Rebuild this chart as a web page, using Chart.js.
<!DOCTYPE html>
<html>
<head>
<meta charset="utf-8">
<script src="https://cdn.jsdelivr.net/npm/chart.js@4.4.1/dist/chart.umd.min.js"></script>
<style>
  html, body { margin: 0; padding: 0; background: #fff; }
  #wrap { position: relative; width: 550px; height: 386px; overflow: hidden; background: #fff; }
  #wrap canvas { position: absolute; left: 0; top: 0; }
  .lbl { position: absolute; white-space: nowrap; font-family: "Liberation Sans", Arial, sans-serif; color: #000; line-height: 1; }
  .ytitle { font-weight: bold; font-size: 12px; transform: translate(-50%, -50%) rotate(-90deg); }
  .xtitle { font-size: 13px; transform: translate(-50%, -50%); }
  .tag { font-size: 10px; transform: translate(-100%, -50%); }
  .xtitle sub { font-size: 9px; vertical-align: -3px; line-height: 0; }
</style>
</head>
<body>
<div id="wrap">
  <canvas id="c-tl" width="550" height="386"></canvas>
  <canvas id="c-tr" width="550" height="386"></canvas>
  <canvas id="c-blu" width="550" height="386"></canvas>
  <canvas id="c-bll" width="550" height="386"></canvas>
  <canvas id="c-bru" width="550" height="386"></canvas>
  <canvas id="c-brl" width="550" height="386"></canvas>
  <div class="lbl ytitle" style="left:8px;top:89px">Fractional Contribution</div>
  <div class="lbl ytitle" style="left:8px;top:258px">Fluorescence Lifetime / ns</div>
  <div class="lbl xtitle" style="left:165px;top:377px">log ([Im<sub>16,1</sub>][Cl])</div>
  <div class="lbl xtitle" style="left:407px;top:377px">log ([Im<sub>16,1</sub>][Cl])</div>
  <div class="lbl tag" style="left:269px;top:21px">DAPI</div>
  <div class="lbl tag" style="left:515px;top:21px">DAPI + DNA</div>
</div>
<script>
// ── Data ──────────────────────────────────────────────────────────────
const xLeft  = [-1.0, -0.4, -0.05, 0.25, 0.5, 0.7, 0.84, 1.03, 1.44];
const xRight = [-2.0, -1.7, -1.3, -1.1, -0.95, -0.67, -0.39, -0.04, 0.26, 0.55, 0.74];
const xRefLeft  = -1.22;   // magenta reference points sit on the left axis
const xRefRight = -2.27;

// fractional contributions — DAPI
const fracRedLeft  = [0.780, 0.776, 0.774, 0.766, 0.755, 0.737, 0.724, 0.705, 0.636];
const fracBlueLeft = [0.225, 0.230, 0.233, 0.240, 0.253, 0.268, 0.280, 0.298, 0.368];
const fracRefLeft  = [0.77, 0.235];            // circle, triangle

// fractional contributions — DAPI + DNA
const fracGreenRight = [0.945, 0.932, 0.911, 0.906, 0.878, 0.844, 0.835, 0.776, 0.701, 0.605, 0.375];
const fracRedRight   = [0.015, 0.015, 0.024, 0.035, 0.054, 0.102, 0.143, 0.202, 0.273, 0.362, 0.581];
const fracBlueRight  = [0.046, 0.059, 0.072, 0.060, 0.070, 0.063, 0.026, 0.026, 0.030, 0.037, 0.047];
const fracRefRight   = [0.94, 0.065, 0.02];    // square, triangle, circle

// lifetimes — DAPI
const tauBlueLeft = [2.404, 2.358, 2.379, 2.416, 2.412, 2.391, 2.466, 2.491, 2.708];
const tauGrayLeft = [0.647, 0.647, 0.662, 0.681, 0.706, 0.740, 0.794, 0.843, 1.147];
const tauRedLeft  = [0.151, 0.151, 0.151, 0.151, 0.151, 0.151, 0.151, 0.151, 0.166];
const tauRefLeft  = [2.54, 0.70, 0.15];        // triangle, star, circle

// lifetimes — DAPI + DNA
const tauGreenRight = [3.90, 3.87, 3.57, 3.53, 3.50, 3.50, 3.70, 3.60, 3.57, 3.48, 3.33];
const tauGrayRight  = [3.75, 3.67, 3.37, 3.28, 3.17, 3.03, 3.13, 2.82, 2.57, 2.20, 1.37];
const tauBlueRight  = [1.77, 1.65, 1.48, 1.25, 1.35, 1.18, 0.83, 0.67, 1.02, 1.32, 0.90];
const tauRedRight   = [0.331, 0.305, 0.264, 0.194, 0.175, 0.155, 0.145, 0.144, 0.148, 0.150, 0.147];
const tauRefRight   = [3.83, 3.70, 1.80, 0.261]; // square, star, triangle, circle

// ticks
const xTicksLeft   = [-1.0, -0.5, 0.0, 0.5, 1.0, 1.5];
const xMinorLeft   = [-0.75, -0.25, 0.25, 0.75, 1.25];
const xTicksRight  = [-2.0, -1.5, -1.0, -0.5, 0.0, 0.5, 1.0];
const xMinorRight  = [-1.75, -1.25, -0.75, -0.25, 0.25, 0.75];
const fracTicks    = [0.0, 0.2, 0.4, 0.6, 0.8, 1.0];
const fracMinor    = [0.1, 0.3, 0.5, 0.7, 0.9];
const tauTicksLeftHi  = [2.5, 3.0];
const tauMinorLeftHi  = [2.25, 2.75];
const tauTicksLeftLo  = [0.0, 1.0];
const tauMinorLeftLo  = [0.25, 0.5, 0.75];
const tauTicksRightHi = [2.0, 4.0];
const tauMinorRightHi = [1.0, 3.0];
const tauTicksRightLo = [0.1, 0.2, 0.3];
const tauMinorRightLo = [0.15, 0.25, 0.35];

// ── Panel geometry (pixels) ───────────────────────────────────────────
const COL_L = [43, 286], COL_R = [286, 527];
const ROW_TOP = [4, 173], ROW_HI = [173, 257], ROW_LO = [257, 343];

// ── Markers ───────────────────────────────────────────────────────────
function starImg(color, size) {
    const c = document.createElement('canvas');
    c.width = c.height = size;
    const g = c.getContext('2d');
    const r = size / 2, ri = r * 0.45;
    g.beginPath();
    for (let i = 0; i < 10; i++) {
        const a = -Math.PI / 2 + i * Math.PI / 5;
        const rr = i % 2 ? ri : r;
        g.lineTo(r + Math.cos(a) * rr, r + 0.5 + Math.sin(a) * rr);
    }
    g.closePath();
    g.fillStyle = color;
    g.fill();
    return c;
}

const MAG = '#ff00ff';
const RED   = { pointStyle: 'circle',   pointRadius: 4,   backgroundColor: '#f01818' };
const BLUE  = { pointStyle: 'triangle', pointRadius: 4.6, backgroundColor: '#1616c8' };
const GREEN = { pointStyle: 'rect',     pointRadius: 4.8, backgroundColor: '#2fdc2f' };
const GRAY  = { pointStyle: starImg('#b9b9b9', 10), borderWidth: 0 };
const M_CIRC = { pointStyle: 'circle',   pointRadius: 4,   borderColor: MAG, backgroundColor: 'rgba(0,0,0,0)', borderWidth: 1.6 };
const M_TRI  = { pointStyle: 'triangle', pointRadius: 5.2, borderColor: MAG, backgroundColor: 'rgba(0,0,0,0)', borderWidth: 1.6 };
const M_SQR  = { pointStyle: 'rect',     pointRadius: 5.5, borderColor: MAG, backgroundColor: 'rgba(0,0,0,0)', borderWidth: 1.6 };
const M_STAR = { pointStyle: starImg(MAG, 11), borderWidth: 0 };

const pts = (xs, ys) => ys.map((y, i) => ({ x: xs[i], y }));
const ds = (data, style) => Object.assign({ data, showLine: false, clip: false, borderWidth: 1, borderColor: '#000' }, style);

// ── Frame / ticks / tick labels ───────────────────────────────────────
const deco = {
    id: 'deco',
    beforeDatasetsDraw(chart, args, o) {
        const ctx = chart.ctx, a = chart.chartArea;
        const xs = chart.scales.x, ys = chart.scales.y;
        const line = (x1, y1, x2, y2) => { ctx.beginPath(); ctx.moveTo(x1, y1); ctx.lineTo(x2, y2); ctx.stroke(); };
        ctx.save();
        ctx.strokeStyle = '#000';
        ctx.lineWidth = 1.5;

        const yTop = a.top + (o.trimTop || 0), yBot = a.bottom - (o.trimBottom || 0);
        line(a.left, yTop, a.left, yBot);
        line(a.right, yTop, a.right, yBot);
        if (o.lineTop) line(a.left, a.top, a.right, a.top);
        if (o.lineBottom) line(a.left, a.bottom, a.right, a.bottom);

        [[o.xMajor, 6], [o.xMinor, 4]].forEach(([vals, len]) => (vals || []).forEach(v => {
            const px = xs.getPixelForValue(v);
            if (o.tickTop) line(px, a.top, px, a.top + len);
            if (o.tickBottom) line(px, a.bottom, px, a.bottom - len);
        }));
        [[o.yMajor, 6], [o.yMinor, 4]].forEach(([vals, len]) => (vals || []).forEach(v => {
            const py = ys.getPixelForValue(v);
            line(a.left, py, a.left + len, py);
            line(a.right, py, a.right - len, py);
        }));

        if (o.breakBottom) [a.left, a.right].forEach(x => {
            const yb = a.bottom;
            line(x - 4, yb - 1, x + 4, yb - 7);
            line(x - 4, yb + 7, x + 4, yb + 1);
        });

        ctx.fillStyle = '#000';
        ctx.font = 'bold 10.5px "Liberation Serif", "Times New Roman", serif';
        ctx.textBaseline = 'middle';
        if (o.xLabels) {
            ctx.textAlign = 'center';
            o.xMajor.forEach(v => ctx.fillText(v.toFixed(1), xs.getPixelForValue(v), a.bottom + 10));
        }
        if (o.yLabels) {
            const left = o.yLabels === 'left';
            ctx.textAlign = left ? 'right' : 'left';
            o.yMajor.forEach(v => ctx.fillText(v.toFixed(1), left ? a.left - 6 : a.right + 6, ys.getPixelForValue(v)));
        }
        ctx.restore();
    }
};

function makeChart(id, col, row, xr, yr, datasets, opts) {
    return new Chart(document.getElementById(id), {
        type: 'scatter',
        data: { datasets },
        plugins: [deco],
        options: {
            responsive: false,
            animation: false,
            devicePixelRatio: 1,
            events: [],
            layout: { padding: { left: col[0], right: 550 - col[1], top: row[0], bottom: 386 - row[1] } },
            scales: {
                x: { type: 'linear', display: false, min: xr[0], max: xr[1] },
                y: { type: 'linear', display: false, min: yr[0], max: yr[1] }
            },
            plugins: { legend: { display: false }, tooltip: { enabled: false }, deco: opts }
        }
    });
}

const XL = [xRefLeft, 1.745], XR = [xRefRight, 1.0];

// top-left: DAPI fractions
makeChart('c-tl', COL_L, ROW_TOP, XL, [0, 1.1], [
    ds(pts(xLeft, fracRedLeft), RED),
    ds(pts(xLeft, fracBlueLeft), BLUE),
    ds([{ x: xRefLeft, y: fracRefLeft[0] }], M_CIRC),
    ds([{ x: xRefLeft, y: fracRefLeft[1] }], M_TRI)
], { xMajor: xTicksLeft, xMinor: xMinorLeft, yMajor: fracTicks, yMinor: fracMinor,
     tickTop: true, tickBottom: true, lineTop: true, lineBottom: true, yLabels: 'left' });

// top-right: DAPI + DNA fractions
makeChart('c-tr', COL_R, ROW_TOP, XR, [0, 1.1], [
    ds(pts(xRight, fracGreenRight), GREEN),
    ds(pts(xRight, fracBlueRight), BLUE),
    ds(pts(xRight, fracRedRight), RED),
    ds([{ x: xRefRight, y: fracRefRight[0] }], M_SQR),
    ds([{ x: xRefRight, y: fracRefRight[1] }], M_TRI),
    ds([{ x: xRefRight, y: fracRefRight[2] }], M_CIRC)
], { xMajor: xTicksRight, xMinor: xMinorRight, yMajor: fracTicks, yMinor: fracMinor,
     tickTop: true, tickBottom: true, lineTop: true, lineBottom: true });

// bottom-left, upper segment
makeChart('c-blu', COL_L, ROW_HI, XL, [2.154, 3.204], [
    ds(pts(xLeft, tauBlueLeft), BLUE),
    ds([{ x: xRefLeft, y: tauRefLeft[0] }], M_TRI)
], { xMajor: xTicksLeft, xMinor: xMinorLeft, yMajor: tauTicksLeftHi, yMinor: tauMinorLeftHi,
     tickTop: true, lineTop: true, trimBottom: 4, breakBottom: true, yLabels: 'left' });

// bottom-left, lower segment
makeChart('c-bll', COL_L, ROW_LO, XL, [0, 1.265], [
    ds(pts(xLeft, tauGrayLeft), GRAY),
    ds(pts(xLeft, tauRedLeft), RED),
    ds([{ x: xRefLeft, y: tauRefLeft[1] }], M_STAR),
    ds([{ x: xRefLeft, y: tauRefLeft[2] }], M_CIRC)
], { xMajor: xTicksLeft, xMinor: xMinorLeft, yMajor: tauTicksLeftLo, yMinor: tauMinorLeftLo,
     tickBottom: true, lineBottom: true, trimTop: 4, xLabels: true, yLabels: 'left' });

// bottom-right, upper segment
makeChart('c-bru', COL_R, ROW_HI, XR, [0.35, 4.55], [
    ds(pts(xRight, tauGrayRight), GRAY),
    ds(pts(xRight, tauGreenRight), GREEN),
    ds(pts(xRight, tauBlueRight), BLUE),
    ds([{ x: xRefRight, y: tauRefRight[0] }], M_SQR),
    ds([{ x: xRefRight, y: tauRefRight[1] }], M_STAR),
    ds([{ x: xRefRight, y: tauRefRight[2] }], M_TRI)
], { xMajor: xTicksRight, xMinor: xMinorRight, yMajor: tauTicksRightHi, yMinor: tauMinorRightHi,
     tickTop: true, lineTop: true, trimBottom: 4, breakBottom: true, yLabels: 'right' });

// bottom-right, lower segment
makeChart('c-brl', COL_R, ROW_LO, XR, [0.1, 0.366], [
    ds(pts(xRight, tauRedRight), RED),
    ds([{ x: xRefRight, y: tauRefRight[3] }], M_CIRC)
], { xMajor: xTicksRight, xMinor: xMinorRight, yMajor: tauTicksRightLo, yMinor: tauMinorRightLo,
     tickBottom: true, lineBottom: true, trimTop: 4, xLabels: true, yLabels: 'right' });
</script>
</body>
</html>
▬▬▬▬▬▬▬▬▬▬
What to produce:
Look at the material above and copy, word for word, its lines from the first through the one containing "const xRefRight = -2.27;".

The solution:
Rebuild this chart as a web page, using Chart.js.
<!DOCTYPE html>
<html>
<head>
<meta charset="utf-8">
<script src="https://cdn.jsdelivr.net/npm/chart.js@4.4.1/dist/chart.umd.min.js"></script>
<style>
  html, body { margin: 0; padding: 0; background: #fff; }
  #wrap { position: relative; width: 550px; height: 386px; overflow: hidden; background: #fff; }
  #wrap canvas { position: absolute; left: 0; top: 0; }
  .lbl { position: absolute; white-space: nowrap; font-family: "Liberation Sans", Arial, sans-serif; color: #000; line-height: 1; }
  .ytitle { font-weight: bold; font-size: 12px; transform: translate(-50%, -50%) rotate(-90deg); }
  .xtitle { font-size: 13px; transform: translate(-50%, -50%); }
  .tag { font-size: 10px; transform: translate(-100%, -50%); }
  .xtitle sub { font-size: 9px; vertical-align: -3px; line-height: 0; }
</style>
</head>
<body>
<div id="wrap">
  <canvas id="c-tl" width="550" height="386"></canvas>
  <canvas id="c-tr" width="550" height="386"></canvas>
  <canvas id="c-blu" width="550" height="386"></canvas>
  <canvas id="c-bll" width="550" height="386"></canvas>
  <canvas id="c-bru" width="550" height="386"></canvas>
  <canvas id="c-brl" width="550" height="386"></canvas>
  <div class="lbl ytitle" style="left:8px;top:89px">Fractional Contribution</div>
  <div class="lbl ytitle" style="left:8px;top:258px">Fluorescence Lifetime / ns</div>
  <div class="lbl xtitle" style="left:165px;top:377px">log ([Im<sub>16,1</sub>][Cl])</div>
  <div class="lbl xtitle" style="left:407px;top:377px">log ([Im<sub>16,1</sub>][Cl])</div>
  <div class="lbl tag" style="left:269px;top:21px">DAPI</div>
  <div class="lbl tag" style="left:515px;top:21px">DAPI + DNA</div>
</div>
<script>
// ── Data ──────────────────────────────────────────────────────────────
const xLeft  = [-1.0, -0.4, -0.05, 0.25, 0.5, 0.7, 0.84, 1.03, 1.44];
const xRight = [-2.0, -1.7, -1.3, -1.1, -0.95, -0.67, -0.39, -0.04, 0.26, 0.55, 0.74];
const xRefLeft  = -1.22;   // magenta reference points sit on the left axis
const xRefRight = -2.27;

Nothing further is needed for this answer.